Further to comments by Russ and Patricia,
Consistent but consistently not what the user expects is, of course, not what I meant as a desirable option.
"The success was that the interface and how the command worked within
that interface created, for the new user, a small but well defined
vocabulary that, once discovered, could be used to discover the rest of
OS and how to use their computer." Exactly. But not only small and
well-defined, but further "consistent' in the sense that, once you
master the pattern, you can accurately guess how other bits of the
system work without having seen them before because they follow the
same pattern.
A system which flummoxes the user, whether consistently or randomly,
whether via a graphical interface or a CLI, is going to meet with
frustration and disuse.
I remember trying to drive a French car some years ago.
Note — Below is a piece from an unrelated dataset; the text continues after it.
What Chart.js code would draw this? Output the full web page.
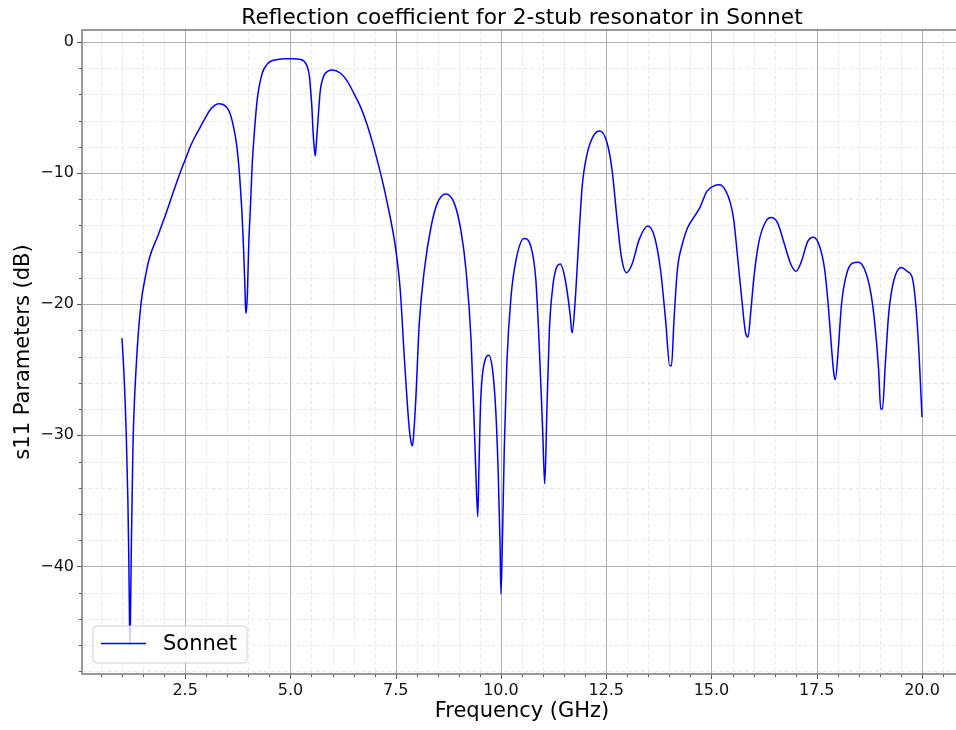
<!DOCTYPE html>
<html>
<head>
<meta charset="utf-8">
<script src="https://cdn.jsdelivr.net/npm/chart.js@4/dist/chart.umd.min.js"></script>
<style>
html,body{margin:0;padding:0;overflow:hidden;background:#fff;width:956px;height:730px}
#wrap{position:absolute;left:0;top:0;width:962px;height:730px}
</style>
</head>
<body>
<div id="wrap"><canvas id="c" width="962" height="730"></canvas></div>
<script>
// ---- data ----
const freqGHz = [
  1.00,1.05,1.10,1.14,1.16,1.18,1.19,1.20,1.22,1.26,1.34,1.45,1.55,1.65,1.85,2.00,2.15,2.30,2.45,2.55,
  2.62,2.74,2.86,2.98,3.09,3.20,3.29,3.40,3.49,3.57,3.65,3.72,3.77,3.81,3.85,3.88,3.90,3.92,3.94,3.96,
  3.98,4.01,4.05,4.09,4.13,4.21,4.33,4.45,4.52,4.70,4.84,5.05,5.24,5.33,5.40,5.45,5.48,5.51,5.54,5.57,
  5.59,5.61,5.65,5.71,5.77,5.83,5.99,6.19,6.35,6.51,6.67,6.82,6.96,7.10,7.22,7.30,7.39,7.51,7.61,7.70,
  7.82,7.87,7.90,7.93,7.98,8.06,8.18,8.34,8.49,8.69,8.89,9.05,9.17,9.29,9.37,9.41,9.45,9.48,9.52,9.62,
  9.71,9.80,9.88,9.94,9.98,10.00,10.04,10.08,10.14,10.24,10.36,10.55,10.71,10.83,10.91,10.99,11.04,11.09,11.15,11.23,
  11.30,11.41,11.53,11.64,11.69,11.76,11.83,11.93,12.05,12.21,12.35,12.52,12.64,12.76,12.86,12.98,13.12,13.28,13.49,13.65,
  13.79,13.91,14.01,14.05,14.11,14.19,14.31,14.43,14.62,14.73,14.89,15.05,15.19,15.33,15.45,15.53,15.62,15.73,15.81,15.87,
  15.93,16.01,16.13,16.29,16.42,16.57,16.73,16.89,17.01,17.13,17.29,17.42,17.57,17.69,17.77,17.85,17.91,17.94,18.01,18.09,
  18.21,18.34,18.49,18.63,18.77,18.87,18.97,19.02,19.06,19.13,19.21,19.33,19.51,19.65,19.77,19.85,19.93,20.00
];
const s11dB = [
  -22.6,-25.5,-29.8,-35.0,-39.0,-44.5,-46.0,-44.0,-39.0,-30.9,-24.6,-20.0,-18.0,-16.5,-14.8,-13.5,-12.1,-10.7,-9.4,-8.6,
  -8.0,-7.2,-6.5,-5.8,-5.2,-4.85,-4.72,-4.78,-5.0,-5.5,-6.5,-7.8,-9.3,-11.0,-13.1,-15.2,-16.9,-18.8,-20.7,-20.3,
  -19.0,-15.5,-12.6,-9.5,-7.5,-4.45,-2.4,-1.7,-1.5,-1.35,-1.3,-1.3,-1.35,-1.5,-1.9,-2.6,-3.7,-5.0,-7.0,-8.2,
  -8.7,-8.0,-6.2,-3.7,-2.8,-2.4,-2.15,-2.4,-3.0,-3.95,-5.0,-6.3,-7.8,-9.5,-11.1,-12.3,-13.7,-16.0,-19.0,-23.8,
  -29.4,-30.6,-30.8,-29.8,-27.1,-21.5,-17.4,-14.1,-12.3,-11.6,-12.3,-14.4,-17.4,-22.7,-29.6,-33.4,-36.2,-32.1,-27.3,-24.3,
  -23.9,-25.0,-28.3,-33.4,-38.5,-42.1,-37.2,-30.9,-24.5,-19.4,-16.6,-15.0,-15.6,-18.2,-23.2,-29.6,-33.7,-28.3,-22.0,-18.7,
  -17.4,-16.95,-18.2,-20.7,-22.2,-19.9,-16.1,-11.0,-8.5,-7.1,-6.8,-7.7,-9.8,-13.6,-16.4,-17.6,-16.9,-15.1,-14.05,-14.9,
  -17.4,-21.2,-24.7,-24.7,-21.2,-17.4,-15.4,-14.2,-13.2,-12.6,-11.4,-11.0,-10.9,-11.3,-12.3,-13.6,-16.4,-19.95,-22.2,-22.5,
  -20.7,-17.9,-15.2,-13.7,-13.4,-13.8,-15.4,-17.0,-17.5,-16.8,-15.2,-14.9,-15.6,-17.4,-19.95,-23.3,-25.4,-25.75,-23.5,-19.95,
  -17.7,-16.9,-16.8,-17.3,-18.9,-21.2,-25.0,-28.0,-28.0,-24.5,-20.7,-18.2,-17.2,-17.5,-18.0,-19.95,-23.8,-28.6
];
const seriesName = 'Sonnet';
const chartTitle = 'Reflection coefficient for 2-stub resonator in Sonnet';
const xAxisTitle = 'Frequency (GHz)';
const yAxisTitle = 's11 Parameters (dB)';
const xMajorStep = 2.5, xMinorStep = 0.5;
const yMajorStep = 10, yMinorStep = 2;
const xRange = [0.05, 20.95];
const yRange = [-48.2, 0.9];

// ---- helpers ----
function tickValues(min, max, step) {
  const out = [];
  const start = Math.ceil(min / step - 1e-9);
  const end = Math.floor(max / step + 1e-9);
  for (let i = start; i <= end; i++) out.push(+(i * step).toFixed(6));
  return out;
}
function isMultiple(v, step) { const r = v / step; return Math.abs(r - Math.round(r)) < 1e-6; }

const FONT = "'DejaVu Sans', 'Liberation Sans', sans-serif";
Chart.defaults.font.family = FONT;

const gridPlugin = {
  id: 'mplGrid',
  beforeDatasetsDraw(chart) {
    const {ctx, chartArea: a, scales: {x, y}} = chart;
    ctx.save();
    ctx.beginPath();
    ctx.rect(a.left, a.top, a.right - a.left, a.bottom - a.top);
    ctx.clip();
    ctx.setLineDash([4, 2.5]);
    ctx.strokeStyle = '#e3e3e3';
    ctx.lineWidth = 0.8;
    ctx.beginPath();
    for (const v of tickValues(xRange[0], xRange[1], xMinorStep)) {
      if (isMultiple(v, xMajorStep)) continue;
      const px = Math.round(x.getPixelForValue(v)) + 0.5;
      ctx.moveTo(px, a.top); ctx.lineTo(px, a.bottom);
    }
    for (const v of tickValues(yRange[0], yRange[1], yMinorStep)) {
      if (isMultiple(v, yMajorStep)) continue;
      const py = Math.round(y.getPixelForValue(v)) + 0.5;
      ctx.moveTo(a.left, py); ctx.lineTo(a.right, py);
    }
    ctx.stroke();
    ctx.setLineDash([]);
    ctx.strokeStyle = '#b0b0b0';
    ctx.lineWidth = 1;
    ctx.beginPath();
    for (const v of tickValues(xRange[0], xRange[1], xMajorStep)) {
      const px = Math.round(x.getPixelForValue(v)) + 0.5;
      ctx.moveTo(px, a.top); ctx.lineTo(px, a.bottom);
    }
    for (const v of tickValues(yRange[0], yRange[1], yMajorStep)) {
      const py = Math.round(y.getPixelForValue(v)) + 0.5;
      ctx.moveTo(a.left, py); ctx.lineTo(a.right, py);
    }
    ctx.stroke();
    ctx.restore();
  },
  afterDatasetsDraw(chart) {
    const {ctx, chartArea: a, scales: {x, y}} = chart;
    ctx.save();
    ctx.strokeStyle = '#555';
    ctx.lineWidth = 1;
    ctx.beginPath();
    for (const v of tickValues(xRange[0], xRange[1], xMinorStep)) {
      const major = isMultiple(v, xMajorStep);
      const px = Math.round(x.getPixelForValue(v)) + 0.5;
      ctx.moveTo(px, a.bottom); ctx.lineTo(px, a.bottom + (major ? 5 : 3));
    }
    for (const v of tickValues(yRange[0], yRange[1], yMinorStep)) {
      const major = isMultiple(v, yMajorStep);
      const py = Math.round(y.getPixelForValue(v)) + 0.5;
      ctx.moveTo(a.left, py); ctx.lineTo(a.left - (major ? 5 : 3), py);
    }
    ctx.stroke();
    ctx.strokeStyle = '#808080';
    ctx.lineWidth = 1.6;
    ctx.strokeRect(a.left, a.top, a.right - a.left, a.bottom - a.top);
    ctx.restore();
  },
  afterDraw(chart) {
    const {ctx, chartArea: a} = chart;
    const ds = chart.data.datasets[0];
    ctx.save();
    ctx.font = '21px ' + FONT;
    const tw = ctx.measureText(ds.label).width;
    const bx = a.left + 11, bh = 37, by = a.bottom - 11 - bh;
    const bw = 70 + tw + 10;
    const r = 4;
    ctx.beginPath();
    ctx.moveTo(bx + r, by);
    ctx.arcTo(bx + bw, by, bx + bw, by + bh, r);
    ctx.arcTo(bx + bw, by + bh, bx, by + bh, r);
    ctx.arcTo(bx, by + bh, bx, by, r);
    ctx.arcTo(bx, by, bx + bw, by, r);
    ctx.closePath();
    ctx.fillStyle = 'rgba(255,255,255,0.8)';
    ctx.fill();
    ctx.strokeStyle = '#d0d0d0';
    ctx.lineWidth = 1;
    ctx.stroke();
    const cy = by + bh / 2 - 1;
    ctx.strokeStyle = ds.borderColor;
    ctx.lineWidth = ds.borderWidth;
    ctx.beginPath();
    ctx.moveTo(bx + 8, cy); ctx.lineTo(bx + 53, cy);
    ctx.stroke();
    ctx.fillStyle = '#000';
    ctx.textBaseline = 'middle';
    ctx.textAlign = 'left';
    ctx.fillText(ds.label, bx + 70, cy + 1);
    ctx.restore();
  }
};

const ctx = document.getElementById('c').getContext('2d');
new Chart(ctx, {
  type: 'line',
  data: {
    datasets: [{
      label: seriesName,
      data: freqGHz.map((f, i) => ({x: f, y: s11dB[i]})),
      borderColor: '#0000ff',
      borderWidth: 1.5,
      pointRadius: 0,
      fill: false,
      cubicInterpolationMode: 'monotone'
    }]
  },
  options: {
    responsive: false,
    animation: false,
    devicePixelRatio: 1,
    layout: {padding: {left: 0, right: 0, top: 0, bottom: 0}},
    plugins: {
      legend: {display: false},
      tooltip: {enabled: false},
      title: {
        display: true, text: chartTitle, fullSize: false, color: '#000',
        font: {size: 21.7, weight: 'normal', lineHeight: 1}, padding: {top: 7.5, bottom: 0.8}
      }
    },
    scales: {
      x: {
        type: 'linear', min: xRange[0], max: xRange[1],
        grid: {display: false, drawTicks: false},
        border: {display: false},
        ticks: {
          stepSize: xMajorStep, includeBounds: false, autoSkip: false, maxRotation: 0,
          padding: 7, color: '#111', font: {size: 16},
          callback: v => Number(v).toFixed(1)
        },
        title: {display: true, text: xAxisTitle, color: '#000', font: {size: 21}, padding: {top: 0, bottom: 6}},
        afterFit: s => { s.height = 56; }
      },
      y: {
        type: 'linear', min: yRange[0], max: yRange[1],
        grid: {display: false, drawTicks: false},
        border: {display: false},
        ticks: {
          stepSize: yMajorStep, includeBounds: false, autoSkip: false,
          padding: 8, color: '#111', font: {size: 16},
          callback: v => (v < 0 ? '\u2212' + Math.abs(v) : String(v))
        },
        title: {display: true, text: yAxisTitle, color: '#000', font: {size: 21}, padding: {top: 11, bottom: 0}},
        afterFit: s => { s.width = 82; }
      }
    }
  },
  plugins: [gridPlugin]
});
</script>
</body>
</html>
Instead of the
usual knobs for lights and wipers and so on, it had stalks coming out
of the dashboard, all unmarked. I must have spent 15 minutes twisting
and rotating and eventually yanking each one until I found where the
headlights and the hi-lo-beam switches were. In the process I
inadvertently honked the horn, too--nope, it wasn't' the one in the
center of the steering wheel.
My Webster's Third Unabridged says that 'intuitive' may be used to mean
'knowable by intuition', same as 'intuitable.' If, as Patricia says,
'intuitive' should be 'intuitable,' then, presumably,
'counter-intuitive' should be 'unintuitable.' But that would be
counter-intuitive, since most people would have to think twice what she
meant by it and possibly even ask 'don't you mean counter-intuitive?'.
And that defeats the purpose. There is an awfully thin lline between
accuracy and pedantry, and I think we're _on_ it here.